Brazil’s central bank cut interest rates to an all-time low on Wednesday and hinted at a smaller reduction early next year, although it said it would be extra cautious going forward. The bank’s nine-member monetary policy committee, known as Copom, cut the benchmark Selic rate by 50 basis points to 7.00%, capping a 725 basis-point decline since October 2016.
In the policy statement announcing the decision, the bank said it could make another, smaller rate cut at its next meeting in February, reinforcing expectations of a 25 basis-point reduction as the end of the rate-cutting cycle draws near.
Still, the Copom “views this guidance as more susceptible to changes in its baseline scenario and balance of risks than in previous meetings,” it said in the statement.
“Going forward, the Committee judges that the current stage of the cycle recommends caution in conducting monetary policy.”
The remarks highlight the uncertainty surrounding the Brazilian economy as government efforts to curb the growth of public debt hang in the balance and inflation remains stubbornly below the official target.

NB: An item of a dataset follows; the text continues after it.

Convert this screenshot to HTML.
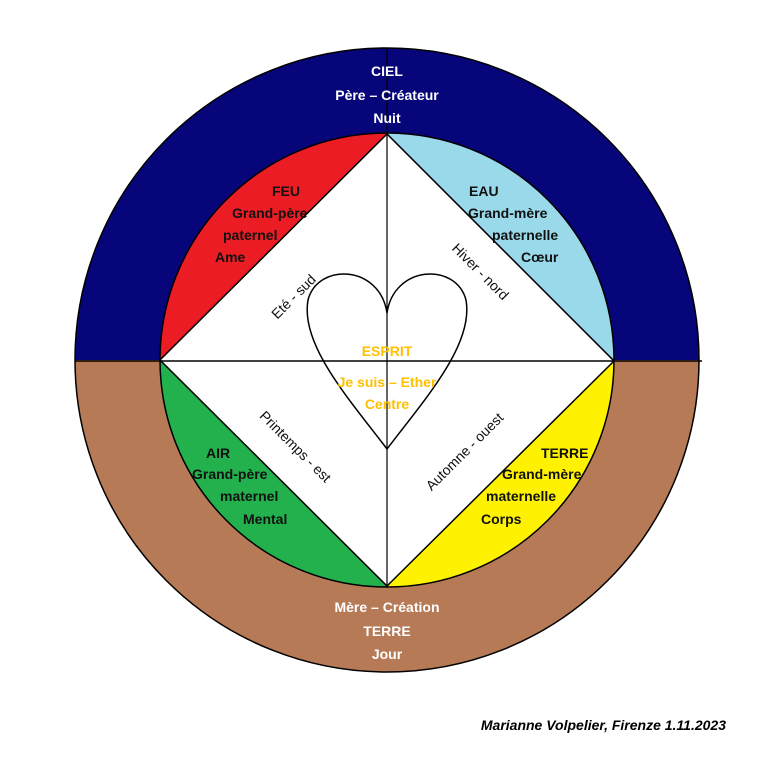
<!DOCTYPE html>
<html><head><meta charset="utf-8"><style>
body{margin:0;background:#fff}
svg{display:block}
text{font-family:"Liberation Sans",sans-serif;font-size:14px}
.b{font-weight:bold}
</style></head><body>
<svg width="773" height="767" viewBox="0 0 773 767">
<path d="M75 360 A312 312 0 0 1 699 360 Z" fill="#06067a"/>
<path d="M75 360 A312 312 0 0 0 699 360 Z" fill="#b77a57"/>
<circle cx="387" cy="360" r="312" fill="none" stroke="#000" stroke-width="1.5"/>
<path d="M160 360 A227 227 0 0 1 387 133 Z" fill="#ec1c24"/>
<path d="M387 133 A227 227 0 0 1 614 360 Z" fill="#99d9ea"/>
<path d="M160 360 A227 227 0 0 0 387 587 Z" fill="#22b14c"/>
<path d="M387 587 A227 227 0 0 0 614 360 Z" fill="#fff200"/>
<circle cx="387" cy="360" r="227" fill="none" stroke="#000" stroke-width="1.5"/>
<polygon points="387,134 614,361 387,586 160,360" fill="#fff" stroke="#000" stroke-width="1.5"/>
<line x1="75" y1="361" x2="702" y2="361" stroke="#000" stroke-width="1.5"/>
<line x1="387" y1="48" x2="387" y2="586" stroke="#000" stroke-width="1.2"/>
<path d="M387 313 C380 265 318 262 308 300 C300 345 350 400 387 449 C424 400 474 345 466 300 C456 262 394 265 387 313 Z" fill="none" stroke="#000" stroke-width="1.5"/>
<g class="b" fill="#fff" text-anchor="middle">
<text x="387" y="76">CIEL</text>
<text x="387" y="100">Père – Créateur</text>
<text x="387" y="123">Nuit</text>
<text x="387" y="612">Mère – Création</text>
<text x="387" y="636">TERRE</text>
<text x="387" y="659">Jour</text>
</g>
<g class="b" fill="#111">
<text x="272" y="196">FEU</text>
<text x="232" y="218">Grand-père</text>
<text x="223" y="240">paternel</text>
<text x="215" y="262">Ame</text>
<text x="469" y="196">EAU</text>
<text x="468" y="218">Grand-mère</text>
<text x="492" y="240">paternelle</text>
<text x="521" y="262">Cœur</text>
<text x="206" y="458">AIR</text>
<text x="192" y="479">Grand-père</text>
<text x="220" y="501">maternel</text>
<text x="243" y="524">Mental</text>
<text x="541" y="458">TERRE</text>
<text x="502" y="479">Grand-mère</text>
<text x="486" y="501">maternelle</text>
<text x="481" y="524">Corps</text>
</g>
<g fill="#111">
<text transform="translate(297,300) rotate(-45)" text-anchor="middle">Eté - sud</text>
<text transform="translate(477,275) rotate(45)" text-anchor="middle">Hiver - nord</text>
<text transform="translate(292,450) rotate(45)" text-anchor="middle">Printemps - est</text>
<text transform="translate(468,455) rotate(-45)" text-anchor="middle">Automne - ouest</text>
</g>
<g class="b" fill="#ffc000" text-anchor="middle">
<text x="387" y="356">ESPRIT</text>
<text x="387" y="387">Je suis – Ether</text>
<text x="387" y="409">Centre</text>
</g>
<text x="726" y="730" text-anchor="end" class="b" font-style="italic" fill="#000">Marianne Volpelier, Firenze 1.11.2023</text>
</svg>
</body></html>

The Committee judges that its baseline inflation scenario has evolved, to a large extent, as expected. Inflation developments remain favorable, with various measures of underlying inflation running at comfortable or low levels. This includes the components that are most sensitive to the business cycle and monetary policy;
Inflation expectations for 2017 collected by the Focus survey retreated to around 3.0%. Expectations for 2018, 2019, and 2020 remain around 4.0%, 4.25%, and 4.0%, respectively.
The Copom's inflation projections in the scenario with interest rate and exchange rate paths extracted from the Focus survey stand around 2.9% for 2017, 4.2% for 2018, and 4.2% for 2019. This scenario assumes a path for the policy interest rate that ends 2017 and 2018 at 7.0%, and 2019 at 8.0%.
”The Committee emphasizes that its baseline scenario involves risks in both directions. On the one hand, the combination of (i) possible second-round effects of the favorable food price shock and of low current levels of industrial goods inflation, and (ii) the possible propagation through inertial mechanisms of low inflation levels may lead to a lower-than-expected prospective inflation trajectory. On the other hand, (iii) frustration of expectations regarding the continuation of reforms and necessary adjustments in the Brazilian economy may affect risk premia and increase the path for inflation over the relevant horizon for the conduct of monetary policy. This risk intensifies in the case of (iv) a reversal of the current benign global outlook for emerging economies”.